Do you have a role model and, if so, how have they influenced your work?

My role models are all the chefs I’ve trained with. Each one has shaped me into the man I am today, not only on a culinary level but a human level as well. Mark Jarvis, Chet Sharma, Sam Ashton-Booth, Stuart Andrew are four chefs that really helped me in my early years. 

If I had to pinpoint one it would probably be Andrew Parkinson, he was head chef at Jamie Oliver’s Fifteen. I think the approach he had with the younger generation of chefs and within the kitchen inspired me a lot. The kitchen is an extremely high-pressure setting but he always had the time to talk to each of us individually and just has a really human approach to his work.

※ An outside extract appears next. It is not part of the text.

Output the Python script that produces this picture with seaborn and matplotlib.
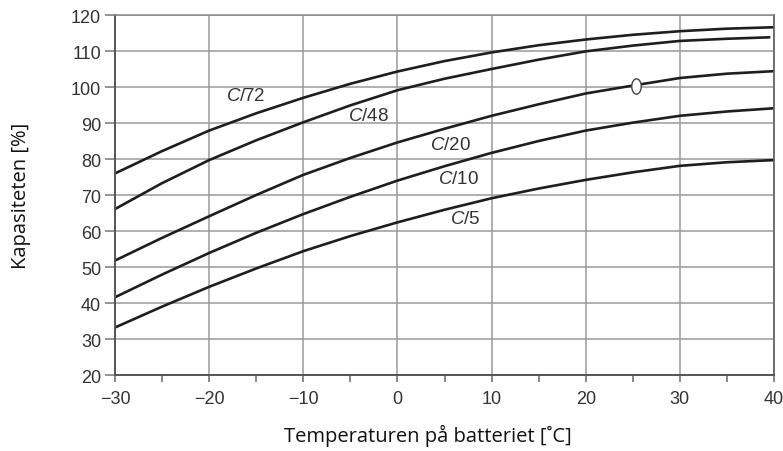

Being a very young chef, mental health comes into play a lot and he really looked after the mental and physical health of each of his chefs. You can be a great chef and have all the skills but if you don’t have that human side, you just won’t be as successful. I truly believe that he inspired me to be a better human and that means a lot to me. It really does. 

Drinks include cocktails, spritzes and affordable Italian wine

Is there a piece of advice you’ve been given that has stuck with you? 

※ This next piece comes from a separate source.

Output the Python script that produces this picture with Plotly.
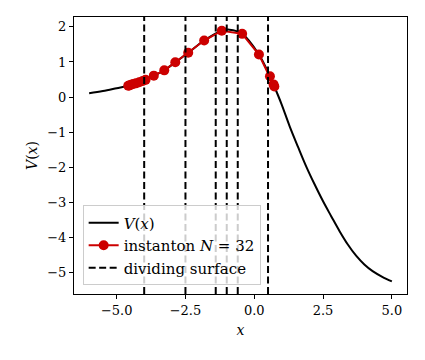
import plotly.graph_objects as go

# potential curve
curve_x = [-6.0, -5.5, -5.0, -4.58, -4.09, -3.65, -3.27, -2.87, -2.40, -1.82, -1.18, -0.9,
           -0.44, 0.17, 0.57, 0.73, 0.99, 1.29, 1.59, 1.89, 2.20, 2.50, 2.80, 3.10, 3.40,
           3.70, 4.00, 4.30, 4.65, 5.0]
curve_v = [0.11, 0.17, 0.25, 0.32, 0.47, 0.61, 0.76, 0.99, 1.26, 1.61, 1.89, 1.92,
           1.80, 1.21, 0.59, 0.30, -0.20, -0.84, -1.42, -1.98, -2.50, -2.97, -3.40, -3.82, -4.20,
           -4.52, -4.77, -4.96, -5.12, -5.25]

# instanton beads (N = 32, many overlap near the turning points)
inst_x = [-4.58, -4.54, -4.48, -4.40, -4.30, -4.18, -4.05, -3.95, -3.65, -3.27, -2.87,
          -2.40, -1.82, -1.18, -0.44, 0.17, 0.57, 0.70, 0.73]
inst_v = [0.32, 0.33, 0.35, 0.37, 0.39, 0.42, 0.46, 0.49, 0.61, 0.76, 0.99,
          1.26, 1.61, 1.89, 1.80, 1.21, 0.59, 0.36, 0.30]

# dividing surfaces
div_x = [-4.0, -2.5, -1.4, -1.0, -0.6, 0.5]

x_range = [-6.55, 5.55]
y_range = [-5.61, 2.28]

FONT = "DejaVu Serif"

div_lx, div_ly = [], []
for xv in div_x:
    div_lx += [xv, xv, None]
    div_ly += [y_range[0], y_range[1], None]

fig = go.Figure()
fig.add_trace(go.Scatter(x=curve_x, y=curve_v, mode="lines", name="<i>V</i>(<i>x</i>)",
                         line=dict(color="black", width=2, shape="spline", smoothing=1.0)))
fig.add_trace(go.Scatter(x=inst_x, y=inst_v, mode="lines+markers",
                         name="instanton <i>N</i> = 32",
                         line=dict(color="#cc0000", width=2),
                         marker=dict(color="#cc0000", size=10)))
fig.add_trace(go.Scatter(x=div_lx, y=div_ly, mode="lines", name="dividing surface",
                         line=dict(color="black", width=2, dash="7px,3.5px")))

axis_common = dict(showline=True, linecolor="black", linewidth=1.2, mirror=True,
                   showgrid=False, zeroline=False, ticks="outside", ticklen=4,
                   tickcolor="black", tickwidth=1, automargin=False,
                   tickfont=dict(family=FONT, size=13, color="black"))

fig.update_xaxes(range=x_range, tickvals=[-5, -2.5, 0, 2.5, 5], tickformat=".1f",
                 title=dict(text="<i>x</i>", font=dict(family=FONT, size=14, color="black"),
                            standoff=8),
                 **axis_common)
fig.update_yaxes(range=y_range, tickvals=[2, 1, 0, -1, -2, -3, -4, -5],
                 title=dict(text="<i>V</i>(<i>x</i>)", font=dict(family=FONT, size=14, color="black"),
                            standoff=6),
                 **axis_common)

# the page body adds an 8px margin, so the figure is drawn 8px smaller
fig.update_layout(
    width=417, height=352,
    margin=dict(l=66, r=18, t=9, b=66),
    plot_bgcolor="white", paper_bgcolor="white",
    font=dict(family=FONT, size=14, color="black"),
    legend=dict(x=0.026, y=0.031, xanchor="left", yanchor="bottom",
                bgcolor="rgba(255,255,255,0.8)", bordercolor="#cccccc", borderwidth=1,
                font=dict(family=FONT, size=15, color="black"), tracegroupgap=2),
)

fig.write_html("out.html")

When I was still very young, I had a colleague that would come into work and his knives were always super sharp, his hairstyle impeccable and his jackets super polished. Every morning it was like watching perfection walk into work. I remember I looked at my head chef at the time and said, ‘One day I would like to be like him.’ He told me that’s not what I was like. That’s not what I needed to achieve. The thing I needed to achieve was to be the best version of myself, rather than being someone else and [achieving] their success. I think that really helped me. ‘Actually, I can do this myself, I can better myself rather than be someone else.’ That stuck with me. 

When you’re young you admire a lot of different people for a lot of different reasons, but you never stop to admire what you do. You always question whether you’re good enough or doing something correctly and I think, especially for younger people, just have confidence. 

There’s freedom in not knowing what you’re doing – and learning from it. 

What ingredient can you not live without and why?

Salt is the key to the success of a chef. The quality of the salt, the minerality of it, where it comes from, how much it’s been dried, whether it’s been purified or left drying in the sun. It has so many different shapes and forms. Success for a chef is how you season – for pastry chefs, that means sugar, and for me, that means salt. I would not be able to live without really good salt. Italy and France have great cuisine because they have incredible salt. South Asia has an incredible cuisine because they substitute salt with spices. So, I think for European cooking, and my cooking, salt is the key. 

Who would be your dream dinner guest?

That’s a hard one. I admire so many people. Perhaps Diego Rossi from Trippa in Milan, he’s an Italian chef I really admire. He’s just amazing. My parents, they’re also amazing. I honestly feel lucky for every guest we have in the restaurant. I truly do. I know how important everyone that comes in to eat is.